Menno met de Schotel in 1996.
De gouden avond
Ook Menno Doornink ving de Schotel, namelijk in september 1996. Menno vertelde me dat hij die avond nooit vergeten zal. Eerst ving hij om zeven uur een schitterende goudkarper van 16 pond, maar een paar uur later ving hij ook nog de Schotel. Weer gebeurde het op een totaal andere plaats in de Angstel. Nog steeds herinnert Menno zich de dril van deze vis als het hardste gevecht dat hij ooit met een karper leverde.
En op dezelfde avond nog een schitterende goudkarper.
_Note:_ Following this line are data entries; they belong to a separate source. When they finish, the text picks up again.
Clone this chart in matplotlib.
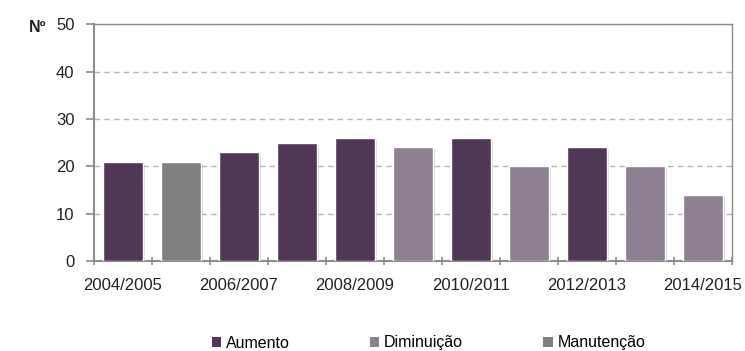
import matplotlib
matplotlib.use("Agg")
import matplotlib.pyplot as plt
import matplotlib.patheffects as pe
from matplotlib.patches import Patch
import numpy as np

plt.rcParams['font.family'] = ['Liberation Sans', 'DejaVu Sans']

years = ["2004/2005", "2005/2006", "2006/2007", "2007/2008", "2008/2009", "2009/2010",
         "2010/2011", "2011/2012", "2012/2013", "2013/2014", "2014/2015"]
values = [21, 21, 23, 25, 26, 24, 26, 20, 24, 20, 14]
status = ["Aumento", "Manutenção", "Aumento", "Aumento", "Aumento", "Diminuição",
          "Aumento", "Diminuição", "Aumento", "Diminuição", "Diminuição"]
legend_order = ["Aumento", "Diminuição", "Manutenção"]
colors = {"Aumento": "#503756", "Diminuição": "#8E7F92", "Manutenção": "#808080"}

fig = plt.figure(figsize=(7.45, 3.51), dpi=100)
ax = fig.add_axes([0.1262, 0.2564, 0.9826 - 0.1262, 0.9308 - 0.2564])

x = np.arange(len(years))
bars = ax.bar(x, values, width=0.68, color=[colors[s] for s in status],
              edgecolor="white", linewidth=1.0, zorder=3)
for b in bars:
    b.set_path_effects([pe.SimplePatchShadow(offset=(1.5, -1.5), shadow_rgbFace="#bbbbbb", alpha=0.6),
                        pe.Normal()])

ax.set_xlim(-0.5, len(years) - 0.5)
ax.set_ylim(0, 50)
ax.set_yticks([0, 10, 20, 30, 40, 50])
ax.yaxis.grid(True, linestyle=(0, (4, 3)), color="#b5b5b5", linewidth=1.0, zorder=0)

# category boundary ticks on x; labels every other category
ax.set_xticks(np.arange(-0.5, len(years) + 0.5, 1.0))
ax.set_xticklabels([])
ax.set_xticks(x[::2], minor=True)
ax.set_xticklabels([years[i] for i in x[::2]], minor=True)
ax.tick_params(axis='x', which='major', length=6, width=1.2, color="#8c8c8c", direction='inout')
ax.tick_params(axis='x', which='minor', length=0, pad=12, labelsize=12, labelcolor="#222222")
ax.tick_params(axis='y', length=6, width=1.2, color="#8c8c8c", pad=8, labelsize=12, labelcolor="#222222")

for side in ["left", "bottom"]:
    ax.spines[side].set_color("#8c8c8c")
    ax.spines[side].set_linewidth(1.5)
for side in ["top", "right"]:
    ax.spines[side].set_color("#8c8c8c")
    ax.spines[side].set_linewidth(1.0)

fig.text(38 / 745, 1 - 27 / 351, "Nº", fontsize=11.5, fontweight="bold", ha="center", va="center",
         color="#222222")

handles = [Patch(facecolor=colors[k], edgecolor="none") for k in legend_order]
fig.legend(handles, legend_order, loc="center", bbox_to_anchor=(0.575, 1 - 343 / 351), ncol=3,
           frameon=False, fontsize=11.5, handlelength=0.6, handleheight=0.6, handletextpad=0.3,
           columnspacing=5.0)

fig.savefig("out.png", dpi=100)
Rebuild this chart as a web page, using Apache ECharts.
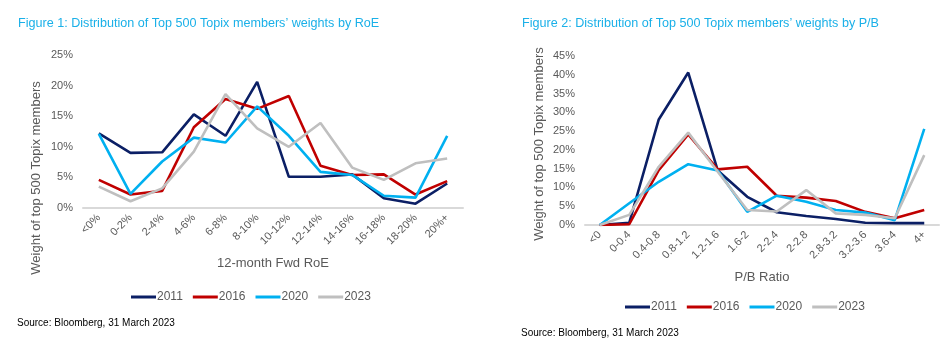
<!DOCTYPE html>
<html><head><meta charset="utf-8">
<script src="https://cdn.jsdelivr.net/npm/echarts@6/dist/echarts.min.js"></script>
<style>html,body{margin:0;padding:0;background:#fff}#c{width:941px;height:353px}</style>
</head><body><div id="c"></div>
<script>
const roeCategories = ['<0%','0-2%','2-4%','4-6%','6-8%','8-10%','10-12%','12-14%','14-16%','16-18%','18-20%','20%+'];
const roe2011 = [12.2, 9.0, 9.1, 15.3, 11.8, 20.6, 5.1, 5.1, 5.5, 1.6, 0.7, 4.0];
const roe2016 = [4.6, 2.2, 2.8, 13.2, 17.8, 16.2, 18.3, 6.9, 5.4, 5.5, 2.2, 4.4];
const roe2020 = [12.1, 2.3, 7.6, 11.5, 10.7, 16.6, 11.8, 5.9, 5.4, 2.0, 1.7, 11.8];
const roe2023 = [3.5, 1.1, 3.2, 9.2, 18.6, 13.0, 10.0, 13.9, 6.6, 4.6, 7.3, 8.1];

const pbCategories = ['<0','0-0.4','0.4-0.8','0.8-1.2','1.2-1.6','1.6-2','2-2.4','2-2.8','2.8-3.2','3.2-3.6','3.6-4','4+'];
const pb2011 = [0, 0.6, 28.1, 40.6, 14.5, 7.5, 3.4, 2.4, 1.6, 0.6, 0.5, 0.5];
const pb2016 = [0, 0.2, 14.6, 24.1, 14.8, 15.5, 7.8, 7.3, 6.4, 3.5, 1.8, 4.0];
const pb2020 = [0, 5.8, 11.5, 16.2, 14.5, 3.5, 7.8, 6.2, 4.0, 3.3, 1.3, 25.6];
const pb2023 = [0, 2.7, 15.5, 24.6, 14.2, 4.0, 3.6, 9.3, 3.1, 2.7, 1.8, 18.6];

const years = ['2011','2016','2020','2023'];
const colors = ['#0B1F65','#C00000','#00B0F0','#BFBFBF'];

const chart = echarts.init(document.getElementById('c'));
const font = 'Liberation Sans, Arial, sans-serif';
const grey = '#595959';

function xAxis(gi, cats, name, nameGap) {
  return {
    type: 'category', gridIndex: gi, data: cats, boundaryGap: true,
    axisLine: {lineStyle: {color: '#D9D9D9', width: 2}},
    axisTick: {show: false},
    axisLabel: {rotate: 45, color: grey, fontFamily: font, fontSize: 11, interval: 0, margin: 8},
    name: name, nameLocation: 'middle', nameGap: nameGap,
    nameTextStyle: {color: grey, fontFamily: font, fontSize: 13}
  };
}
function yAxis(gi, max) {
  return {
    type: 'value', gridIndex: gi, min: 0, max: max, interval: 5,
    axisLine: {show: false}, axisTick: {show: false}, splitLine: {show: false},
    axisLabel: {formatter: '{value}%', color: grey, fontFamily: font, fontSize: 11, margin: 10}
  };
}
function mk(name, data, xi, idx) {
  return {name: name, type: 'line', xAxisIndex: xi, yAxisIndex: xi, data: data,
    symbol: 'none', lineStyle: {width: 2.6, color: colors[idx]}, itemStyle: {color: colors[idx]}};
}
function legend(left, top) {
  return {data: years, left: left, top: top, icon: 'rect', itemWidth: 25, itemHeight: 3,
    itemGap: 10, textStyle: {color: grey, fontFamily: font, fontSize: 12, padding: [0,0,0,-4]}};
}

chart.setOption({
  animation: false,
  grid: [
    {left: 83, top: 55, width: 380, height: 153},
    {left: 585, top: 56, width: 354, height: 169}
  ],
  xAxis: [xAxis(0, roeCategories, '12-month Fwd RoE', 49), xAxis(1, pbCategories, 'P/B Ratio', 46)],
  yAxis: [yAxis(0, 25), yAxis(1, 45)],
  legend: [legend(126, 286), legend(620, 296)],
  series: [
    mk('2011', roe2011, 0, 0), mk('2016', roe2016, 0, 1), mk('2020', roe2020, 0, 2), mk('2023', roe2023, 0, 3),
    mk('2011', pb2011, 1, 0), mk('2016', pb2016, 1, 1), mk('2020', pb2020, 1, 2), mk('2023', pb2023, 1, 3)
  ],
  graphic: [
    {type: 'text', left: 18, top: 17, style: {text: 'Figure 1: Distribution of Top 500 Topix members’ weights by RoE', fill: '#1AB0E8', font: '12.6px ' + font}},
    {type: 'text', left: 522, top: 17, style: {text: 'Figure 2: Distribution of Top 500 Topix members’ weights by P/B', fill: '#1AB0E8', font: '12.6px ' + font}},
    {type: 'text', x: 36, y: 178, rotation: Math.PI/2, style: {text: 'Weight of top 500 Topix members', fill: grey, font: '13px ' + font, align: 'center', verticalAlign: 'middle'}},
    {type: 'text', x: 539, y: 144, rotation: Math.PI/2, style: {text: 'Weight of top 500 Topix members', fill: grey, font: '13px ' + font, align: 'center', verticalAlign: 'middle'}},
    {type: 'text', left: 17, top: 318, style: {text: 'Source: Bloomberg, 31 March 2023', fill: '#000', font: '10px ' + font}},
    {type: 'text', left: 521, top: 328, style: {text: 'Source: Bloomberg, 31 March 2023', fill: '#000', font: '10px ' + font}}
  ]
});
</script></body></html>
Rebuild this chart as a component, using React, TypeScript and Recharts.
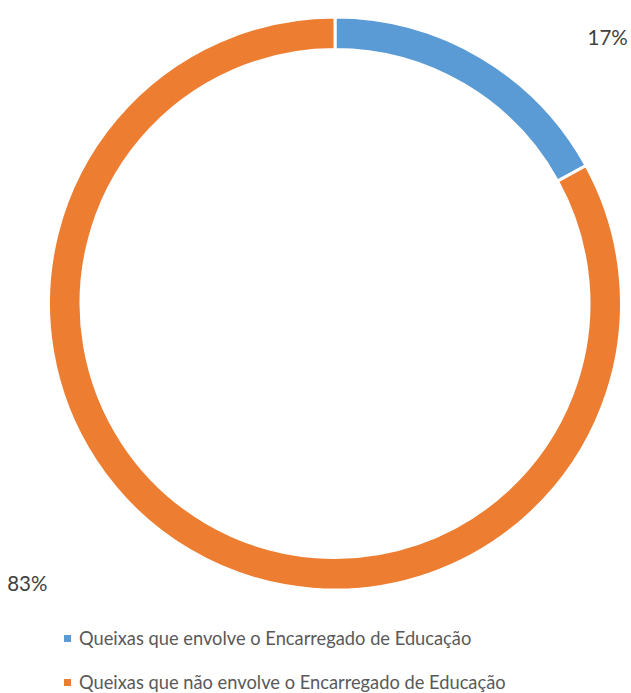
import React from 'react';
import { PieChart, Pie, Cell, Legend } from 'recharts';

const categories = ['Queixas que envolve o Encarregado de Educação', 'Queixas que não envolve o Encarregado de Educação'];
const values = [17, 83];
const percentLabels = ['17%', '83%'];
const colors = ['#5B9BD5', '#ED7D31'];

const data = categories.map((name, i) => ({ name, value: values[i] }));

// label placement: angle (deg, math convention) and radius factor relative to outerRadius
const labelAngles = [44.3, 222.2];
const labelRadius = [1.33, 1.45];

const FONT = 'Lato, "Open Sans", sans-serif';

const renderLabel = (props: any) => {
  const { cx, cy, outerRadius, index } = props;
  const a = (labelAngles[index] * Math.PI) / 180;
  const r = outerRadius * labelRadius[index];
  const x = cx + r * Math.cos(a);
  const y = cy - r * Math.sin(a);
  return (
    <text x={x} y={y} textAnchor="middle" dominantBaseline="central" fill="#404040" fontSize={20.5} fontFamily={FONT}>
      {percentLabels[index]}
    </text>
  );
};

const renderLegend = (props: any) => {
  const { payload } = props;
  return (
    <div style={{ fontFamily: FONT, fontSize: 18.3, color: '#595959', whiteSpace: 'nowrap' }}>
      {payload.map((p: any, i: number) => (
        <div key={i} style={{ display: 'flex', alignItems: 'center', height: 22, marginBottom: i === 0 ? 22 : 0 }}>
          <span style={{ display: 'inline-block', width: 7, height: 7, background: p.color, marginRight: 8 }} />
          <span>{p.value}</span>
        </div>
      ))}
    </div>
  );
};

export default function App() {
  return (
    <div style={{ position: 'absolute', left: 0, top: 0, width: 631, height: 693, background: '#fff' }}>
      <PieChart width={631} height={693} margin={{ top: 0, right: 0, bottom: 0, left: 0 }}>
        <Pie
          data={data}
          dataKey="value"
          nameKey="name"
          cx={335}
          cy={303.5}
          innerRadius={254}
          outerRadius={286.5}
          startAngle={90}
          endAngle={-270}
          stroke="#ffffff"
          strokeWidth={3}
          label={renderLabel}
          labelLine={false}
          isAnimationActive={false}
        >
          {data.map((d, i) => (
            <Cell key={d.name} fill={colors[i]} />
          ))}
        </Pie>
        <Legend
          content={renderLegend}
          wrapperStyle={{ left: 64, top: 627, width: 'auto', bottom: 'auto' }}
        />
      </PieChart>
    </div>
  );
}
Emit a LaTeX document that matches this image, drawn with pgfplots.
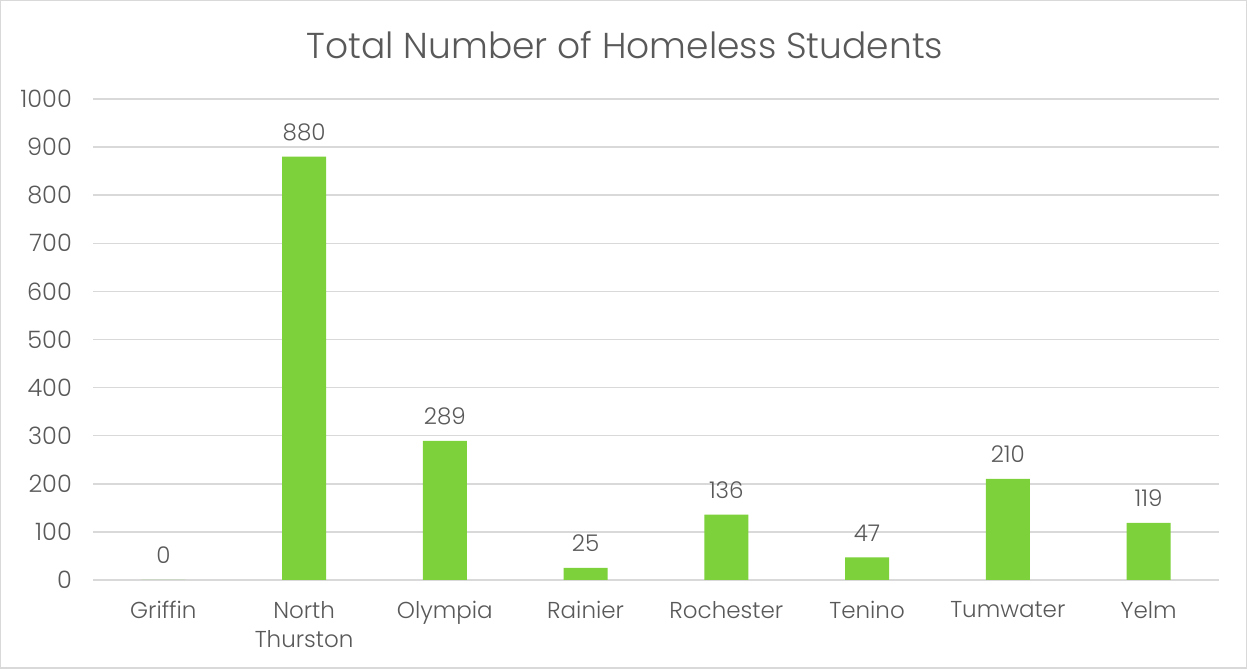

Aan die avond met die gouden rand denkt Menno nog dikwijls terug. Het meemaken van één zeldzame vangst is weinig vissers gegeven. Maar om op één avond twee absoluut unieke vissen te vangen, was voor Menno een onvergetelijke ervaring. Dat is het mooie van de hengelsport en van het karpervissen op het vrije water. Daar kan alles gebeuren, maar je weet nooit wat. Iedereen heeft een kans, maar uiteindelijk wint maar één visser de hoofdprijs.